══ Dataset section ══

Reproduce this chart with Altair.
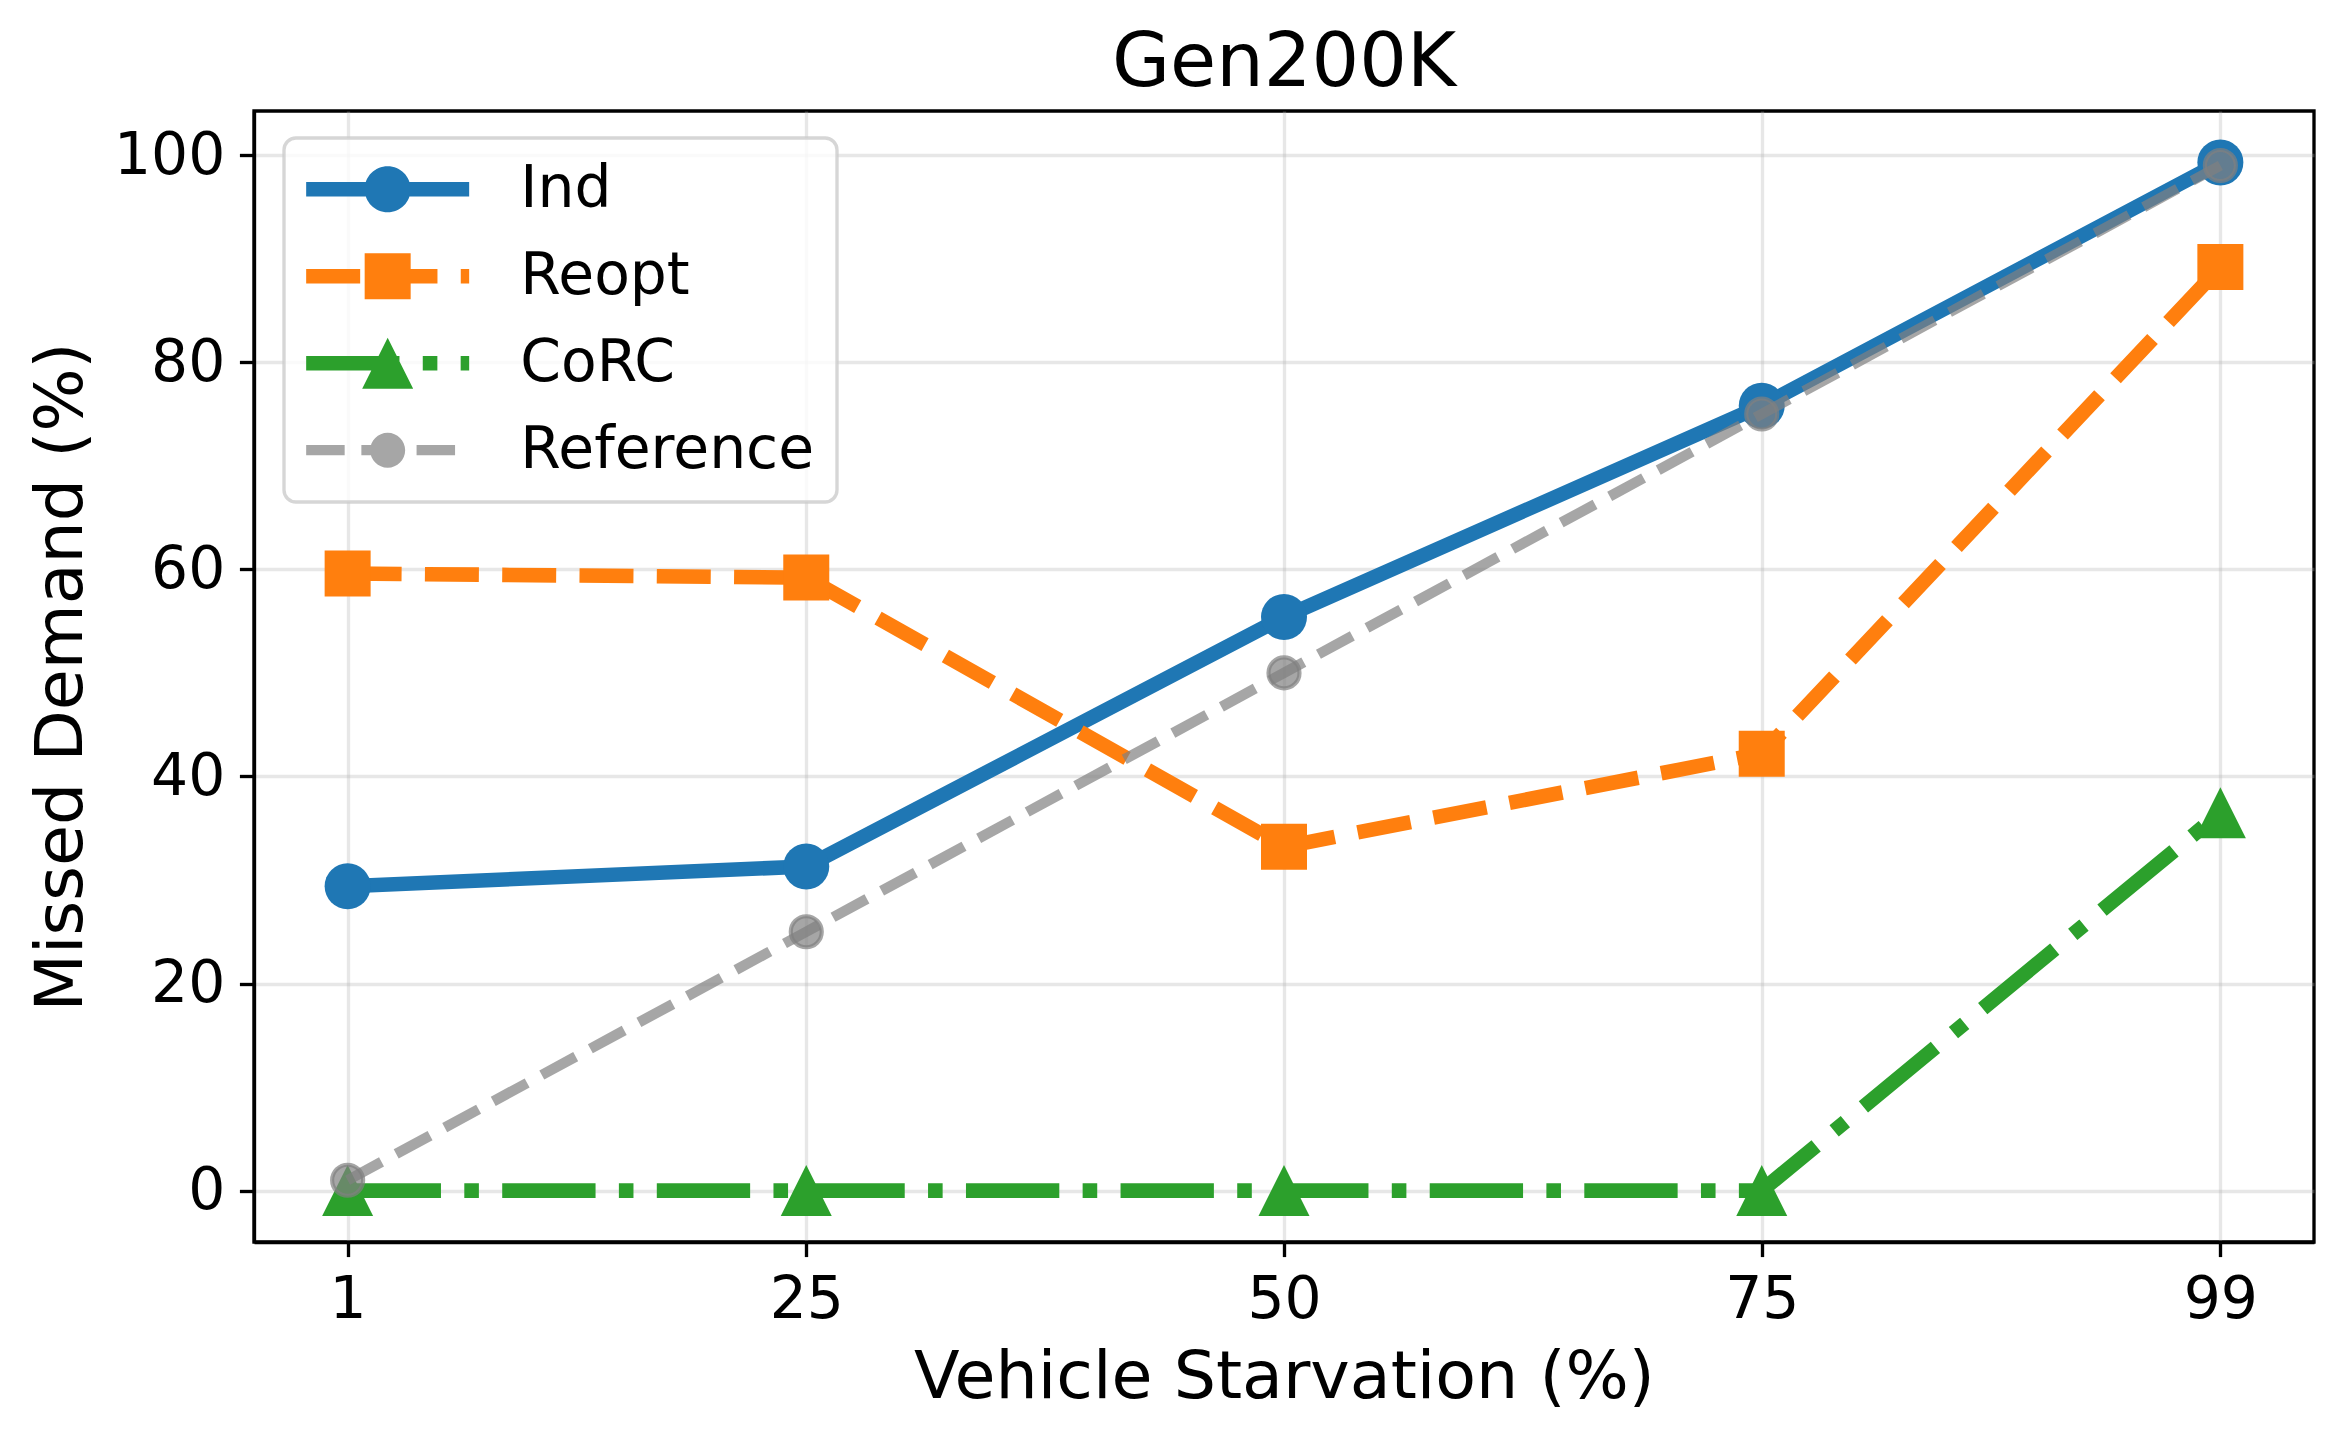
import altair as alt
import pandas as pd

# ---- data ----
starvation = [1, 25, 50, 75, 99]
ind = [29.4, 31.3, 55.4, 75.8, 99.3]
reopt = [59.6, 59.2, 33.2, 42.2, 89.2]
corc = [0, 0, 0, 0, 36.5]
reference = [1, 25, 50, 75, 99]

series_names = ["Ind", "Reopt", "CoRC", "Reference"]
series_values = [ind, reopt, corc, reference]

rows = []
for name, vals in zip(series_names, series_values):
    for xv, yv in zip(starvation, vals):
        rows.append({"series": name, "x": xv, "y": yv})
df = pd.DataFrame(rows)

FONT = "DejaVu Sans"
PT = 300 / 72.0

colors = ["#1f77b4", "#ff7f0e", "#2ca02c", "#808080"]
legend_colors = ["#1f77b4", "#ff7f0e", "#2ca02c", "#a6a6a6"]

# ---- legend symbol paths (line + marker), unit = sqrt(size)/2 ----
S = 58.0          # symbol "size" side in px (keeps legend rows compact)
U = S / 2.0       # path unit in px
HALF = 81.5       # half length of legend handle line in px


def _n(v):
    return f"{v / U:.4f}"


def rect(x0, x1, h):
    return (f"M{_n(x0)},{_n(-h)}L{_n(x1)},{_n(-h)}L{_n(x1)},{_n(h)}"
            f"L{_n(x0)},{_n(h)}Z")


def circ(r):
    return (f"M{_n(r)},0A{_n(r)},{_n(r)},0,1,1,{_n(-r)},0"
            f"A{_n(r)},{_n(r)},0,1,1,{_n(r)},0Z")


def square(a):
    return rect(-a, a, a)


def tri(a):
    return f"M0,{_n(-a)}L{_n(a)},{_n(a)}L{_n(-a)},{_n(a)}Z"


lw = 3.5 * PT / 2
lw_ref = 2.5 * PT / 2
legend_paths = [
    rect(-81.5, 81.5, lw) + circ(23),
    rect(-81.5, -27.5, lw) + rect(-4.2, 49.8, lw) + rect(73.1, 81.5, lw) + square(23),
    rect(-81.5, 11.8, lw) + rect(35.1, 49.7, lw) + rect(73.0, 81.5, lw) + tri(25.5),
    rect(-81.5, -43.0, lw_ref) + rect(-26.3, 12.2, lw_ref) + rect(28.9, 67.4, lw_ref) + circ(17.5),
]

xscale = alt.Scale(domain=[-3.9, 103.9], nice=False, zero=False)
yscale = alt.Scale(domain=[-4.965, 104.265], nice=False, zero=False)

base = alt.Chart(df).encode(
    x=alt.X("x:Q", scale=xscale,
            axis=alt.Axis(values=starvation, title="Vehicle Starvation (%)",
                          labelFlush=False, labelOverlap=False, titlePadding=16)),
    y=alt.Y("y:Q", scale=yscale,
            axis=alt.Axis(values=[0, 20, 40, 60, 80, 100], title="Missed Demand (%)",
                          labelFlush=False, labelOverlap=False, titlePadding=18)),
)

W = 3.5 * PT
line_styles = {
    "Ind": dict(color=colors[0], strokeWidth=W),
    "Reopt": dict(color=colors[1], strokeWidth=W, strokeDash=[3.7 * W, 1.6 * W]),
    "CoRC": dict(color=colors[2], strokeWidth=W,
                 strokeDash=[6.4 * W, 1.6 * W, 1.0 * W, 1.6 * W]),
    "Reference": dict(color=colors[3], strokeWidth=2.5 * PT, opacity=0.7,
                      strokeDash=[3.7 * 2.5 * PT, 1.6 * 2.5 * PT]),
}
point_styles = {
    "Ind": dict(shape="circle", size=46 ** 2, color=colors[0]),
    "Reopt": dict(shape="square", size=46 ** 2, color=colors[1]),
    "CoRC": dict(shape="M0,-1L1,1L-1,1Z", size=51 ** 2, color=colors[2]),
    "Reference": dict(shape="circle", size=31 ** 2, fill=colors[3], fillOpacity=0.7,
                      stroke=colors[3], strokeOpacity=0.7, strokeWidth=1 * PT),
}

layers = []
for name in series_names:
    sel = base.transform_filter(alt.datum.series == name)
    layers.append(sel.mark_line(strokeJoin="round", strokeCap="butt", **line_styles[name]))
    layers.append(sel.mark_point(filled=True, opacity=1, **point_styles[name]))

PAD = 22
legend_kw = dict(
    title=None, orient="none", legendX=30, legendY=27,
    padding=PAD, rowPadding=28,
    symbolOffset=HALF - S / 2, labelOffset=HALF - S / 2 + 51,
    symbolSize=int(S ** 2), symbolStrokeWidth=0,
    symbolOpacity=1, labelFont=FONT, labelFontSize=14 * PT,
    labelColor="black", labelLimit=2000,
    fillColor="rgba(255,255,255,0.8)",
    strokeColor="rgba(204,204,204,0.8)", cornerRadius=12,
)

legend_layer = base.transform_filter("false").mark_point(filled=True, opacity=1).encode(
    color=alt.Color("series:N",
                    scale=alt.Scale(domain=series_names, range=legend_colors),
                    legend=alt.Legend(**legend_kw)),
    shape=alt.Shape("series:N",
                    scale=alt.Scale(domain=series_names, range=legend_paths),
                    legend=alt.Legend(**legend_kw)),
)
layers.append(legend_layer)

chart = alt.layer(*layers).properties(
    width=2060,
    height=1131,
    padding={"left": 254, "top": 111, "right": 26, "bottom": 198},
    autosize=alt.AutoSizeParams(type="none"),
    background="white",
    title=alt.TitleParams("Gen200K", font=FONT, fontSize=18 * PT, fontWeight="normal",
                          color="black", anchor="middle", offset=9),
).configure_view(
    stroke="black", strokeWidth=0.8 * PT
).configure_axis(
    grid=True, gridColor="#b0b0b0", gridOpacity=0.3, gridWidth=0.8 * PT,
    domainColor="black", domainWidth=0.8 * PT,
    tickColor="black", tickWidth=0.8 * PT, tickSize=3.5 * PT,
    labelFont=FONT, labelFontSize=14 * PT, labelColor="black", labelPadding=3.5 * PT,
    titleFont=FONT, titleFontSize=16 * PT, titleFontWeight="normal", titleColor="black",
).configure_legend(
    strokeWidth=0.8 * PT
)

chart.save("out.html", embed_options={"renderer": "svg", "actions": False})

═══

— Aim of the task —
Output a faithful copy of the data, with each picture left out.

— Exercise response —
Reproduce this chart with Altair.
import altair as alt
import pandas as pd

# ---- data ----
starvation = [1, 25, 50, 75, 99]
ind = [29.4, 31.3, 55.4, 75.8, 99.3]
reopt = [59.6, 59.2, 33.2, 42.2, 89.2]
corc = [0, 0, 0, 0, 36.5]
reference = [1, 25, 50, 75, 99]

series_names = ["Ind", "Reopt", "CoRC", "Reference"]
series_values = [ind, reopt, corc, reference]

rows = []
for name, vals in zip(series_names, series_values):
    for xv, yv in zip(starvation, vals):
        rows.append({"series": name, "x": xv, "y": yv})
df = pd.DataFrame(rows)

FONT = "DejaVu Sans"
PT = 300 / 72.0

colors = ["#1f77b4", "#ff7f0e", "#2ca02c", "#808080"]
legend_colors = ["#1f77b4", "#ff7f0e", "#2ca02c", "#a6a6a6"]

# ---- legend symbol paths (line + marker), unit = sqrt(size)/2 ----
S = 58.0          # symbol "size" side in px (keeps legend rows compact)
U = S / 2.0       # path unit in px
HALF = 81.5       # half length of legend handle line in px


def _n(v):
    return f"{v / U:.4f}"


def rect(x0, x1, h):
    return (f"M{_n(x0)},{_n(-h)}L{_n(x1)},{_n(-h)}L{_n(x1)},{_n(h)}"
            f"L{_n(x0)},{_n(h)}Z")


def circ(r):
    return (f"M{_n(r)},0A{_n(r)},{_n(r)},0,1,1,{_n(-r)},0"
            f"A{_n(r)},{_n(r)},0,1,1,{_n(r)},0Z")


def square(a):
    return rect(-a, a, a)


def tri(a):
    return f"M0,{_n(-a)}L{_n(a)},{_n(a)}L{_n(-a)},{_n(a)}Z"


lw = 3.5 * PT / 2
lw_ref = 2.5 * PT / 2
legend_paths = [
    rect(-81.5, 81.5, lw) + circ(23),
    rect(-81.5, -27.5, lw) + rect(-4.2, 49.8, lw) + rect(73.1, 81.5, lw) + square(23),
    rect(-81.5, 11.8, lw) + rect(35.1, 49.7, lw) + rect(73.0, 81.5, lw) + tri(25.5),
    rect(-81.5, -43.0, lw_ref) + rect(-26.3, 12.2, lw_ref) + rect(28.9, 67.4, lw_ref) + circ(17.5),
]

xscale = alt.Scale(domain=[-3.9, 103.9], nice=False, zero=False)
yscale = alt.Scale(domain=[-4.965, 104.265], nice=False, zero=False)

base = alt.Chart(df).encode(
    x=alt.X("x:Q", scale=xscale,
            axis=alt.Axis(values=starvation, title="Vehicle Starvation (%)",
                          labelFlush=False, labelOverlap=False, titlePadding=16)),
    y=alt.Y("y:Q", scale=yscale,
            axis=alt.Axis(values=[0, 20, 40, 60, 80, 100], title="Missed Demand (%)",
                          labelFlush=False, labelOverlap=False, titlePadding=18)),
)

W = 3.5 * PT
line_styles = {
    "Ind": dict(color=colors[0], strokeWidth=W),
    "Reopt": dict(color=colors[1], strokeWidth=W, strokeDash=[3.7 * W, 1.6 * W]),
    "CoRC": dict(color=colors[2], strokeWidth=W,
                 strokeDash=[6.4 * W, 1.6 * W, 1.0 * W, 1.6 * W]),
    "Reference": dict(color=colors[3], strokeWidth=2.5 * PT, opacity=0.7,
                      strokeDash=[3.7 * 2.5 * PT, 1.6 * 2.5 * PT]),
}
point_styles = {
    "Ind": dict(shape="circle", size=46 ** 2, color=colors[0]),
    "Reopt": dict(shape="square", size=46 ** 2, color=colors[1]),
    "CoRC": dict(shape="M0,-1L1,1L-1,1Z", size=51 ** 2, color=colors[2]),
    "Reference": dict(shape="circle", size=31 ** 2, fill=colors[3], fillOpacity=0.7,
                      stroke=colors[3], strokeOpacity=0.7, strokeWidth=1 * PT),
}

layers = []
for name in series_names:
    sel = base.transform_filter(alt.datum.series == name)
    layers.append(sel.mark_line(strokeJoin="round", strokeCap="butt", **line_styles[name]))
    layers.append(sel.mark_point(filled=True, opacity=1, **point_styles[name]))

PAD = 22
legend_kw = dict(
    title=None, orient="none", legendX=30, legendY=27,
    padding=PAD, rowPadding=28,
    symbolOffset=HALF - S / 2, labelOffset=HALF - S / 2 + 51,
    symbolSize=int(S ** 2), symbolStrokeWidth=0,
    symbolOpacity=1, labelFont=FONT, labelFontSize=14 * PT,
    labelColor="black", labelLimit=2000,
    fillColor="rgba(255,255,255,0.8)",
    strokeColor="rgba(204,204,204,0.8)", cornerRadius=12,
)

legend_layer = base.transform_filter("false").mark_point(filled=True, opacity=1).encode(
    color=alt.Color("series:N",
                    scale=alt.Scale(domain=series_names, range=legend_colors),
                    legend=alt.Legend(**legend_kw)),
    shape=alt.Shape("series:N",
                    scale=alt.Scale(domain=series_names, range=legend_paths),
                    legend=alt.Legend(**legend_kw)),
)
layers.append(legend_layer)

chart = alt.layer(*layers).properties(
    width=2060,
    height=1131,
    padding={"left": 254, "top": 111, "right": 26, "bottom": 198},
    autosize=alt.AutoSizeParams(type="none"),
    background="white",
    title=alt.TitleParams("Gen200K", font=FONT, fontSize=18 * PT, fontWeight="normal",
                          color="black", anchor="middle", offset=9),
).configure_view(
    stroke="black", strokeWidth=0.8 * PT
).configure_axis(
    grid=True, gridColor="#b0b0b0", gridOpacity=0.3, gridWidth=0.8 * PT,
    domainColor="black", domainWidth=0.8 * PT,
    tickColor="black", tickWidth=0.8 * PT, tickSize=3.5 * PT,
    labelFont=FONT, labelFontSize=14 * PT, labelColor="black", labelPadding=3.5 * PT,
    titleFont=FONT, titleFontSize=16 * PT, titleFontWeight="normal", titleColor="black",
).configure_legend(
    strokeWidth=0.8 * PT
)

chart.save("out.html", embed_options={"renderer": "svg", "actions": False})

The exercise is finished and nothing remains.